We will not know the outcome of our actions for many years to come.
There are suggestions that at least some of Assad’s supposed stockpile may have come from Saddam Hussein’s frantic, eleventh-hour efforts in 2002 to hide his own arsenals of weapons of mass destruction in neighboring Syria. Various retired Iraqi military officers have alleged as much. Although the story was met with general neglect or scorn from the American media, the present U.S. director of national intelligence, James Clapper, long ago asserted his belief in such a weapons transfer.
The Bush administration fixated on WMD in justifying the invasion of Iraq while largely ignoring more than 20 other writs to remove Saddam, as authorized by Congress in October 2002. That obsession would come back to haunt George W. Bush when stockpiles of deployable WMD failed to turn up in postwar Iraq. By 2006, “Bush lied; thousands died,” was the serial charge of the antiwar Left. But before long, such depots may finally turn up in Syria.
Another staple story of the last decade was the inept management of the reconstruction of Iraq. Many Americans understandably questioned how civilian and military leaders allowed a brilliant three-week victory over Saddam to degenerate into a disastrous five-year war before the surge finally salvaged Iraq. That fighting and reconstruction anywhere in the Middle East are difficult under any circumstances was forgotten. The press preferred instead to charge that the singular incompetence or malfeasance of Bush, Dick Cheney, and Donald Rumsfeld led to the unnecessary costs in American blood and treasure.
Little America: The War Within the War for Afghanistan, is a blistering critique of the Obama administration’s three-year conduct of the Afghanistan war and its decision to surge troops; Chandrasekaran chronicles stupid decisions, petty infighting, arrogance, and naïveté. In an earlier book on Iraq, Chandrasekaran had alleged that America’s Iraq dilemmas were the result of a similarly bungling Bush administration. So was the know-it-all reporter right then about Iraq, is he right now about Afghanistan, neither, or both? And will the media revise their earlier criticism and concede that George W. Bush’s problems in conducting difficult wars in the Middle East were inherent in the vast differences between cultures — fault lines that likewise have baffled even Barack Hussein Obama, the acclaimed internationalist and Nobel laureate who was supposed to be singularly sensitive to customs in that part of the world?
In 2008, we were told that Predator drone attacks, renditions, preventive detentions, military tribunals, the Guantanamo detention center, and the surging oftroops into difficult wars were all emblematic of Bush’s disdain for the Constitution and his overall ineptness as commander-in-chief. In 2012, these same continuing protocols are no such thing, but instead valuable anti-terrorism tools, and seen as such by President Obama.

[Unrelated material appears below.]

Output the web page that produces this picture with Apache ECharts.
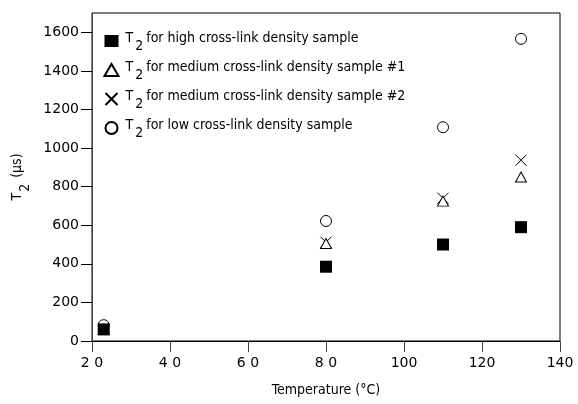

For all the biases and incompetence of Nouri al-Maliki’s elected government in Iraq, the Middle East’s worst dictatorship now seems to have become the region’s most stable constitutional government. Given Iraq’s elections, the country was relatively untouched by the mass “Arab Spring” uprisings. And despite sometimes deadly Sunni-Shiite terrorist violence and the resurgence of al-Qaeda, Iraq’s economy, compared with those of some of other nations in the Middle East, is stable and expanding.
The overthrow of Saddam was also supposed to be a blunder in terms of grand strategy, empowering our enemies Iran and Syria. True, Saddam’s ouster and the subsequent violence may have done that in the short term. But how about the long term, nine years later?
The Assad dynasty seems about to go the way of Egypt’s Hosni Mubarak, Tunisia’s Zine El Abidine Bin Ali, and Libya’s Moammar Qaddafi. Syria’s great ally, Iran — which barely succeeded in putting down popular demonstrations in 2009 — has never been more isolated and beleaguered as it deals with sanctions, international ostracism, and growing unpopularity at home.
Who knows whether Saddam’s fall, trial, and execution, coupled with the creation of an Iraqi constitutional government, triggered a slow chain reaction against similar Middle Eastern tyrannies?
The moral of the story is that history cannot be written as it unfolds. In the case of Iraq, we still don’t know the full story of Saddam’s WMD, the grand strategic effects of the Iraq War, the ripples from the creation of the Iraqi republic, or the relative degree of incompetence of any American administration at war in the Middle East — and we won’t for many years to come.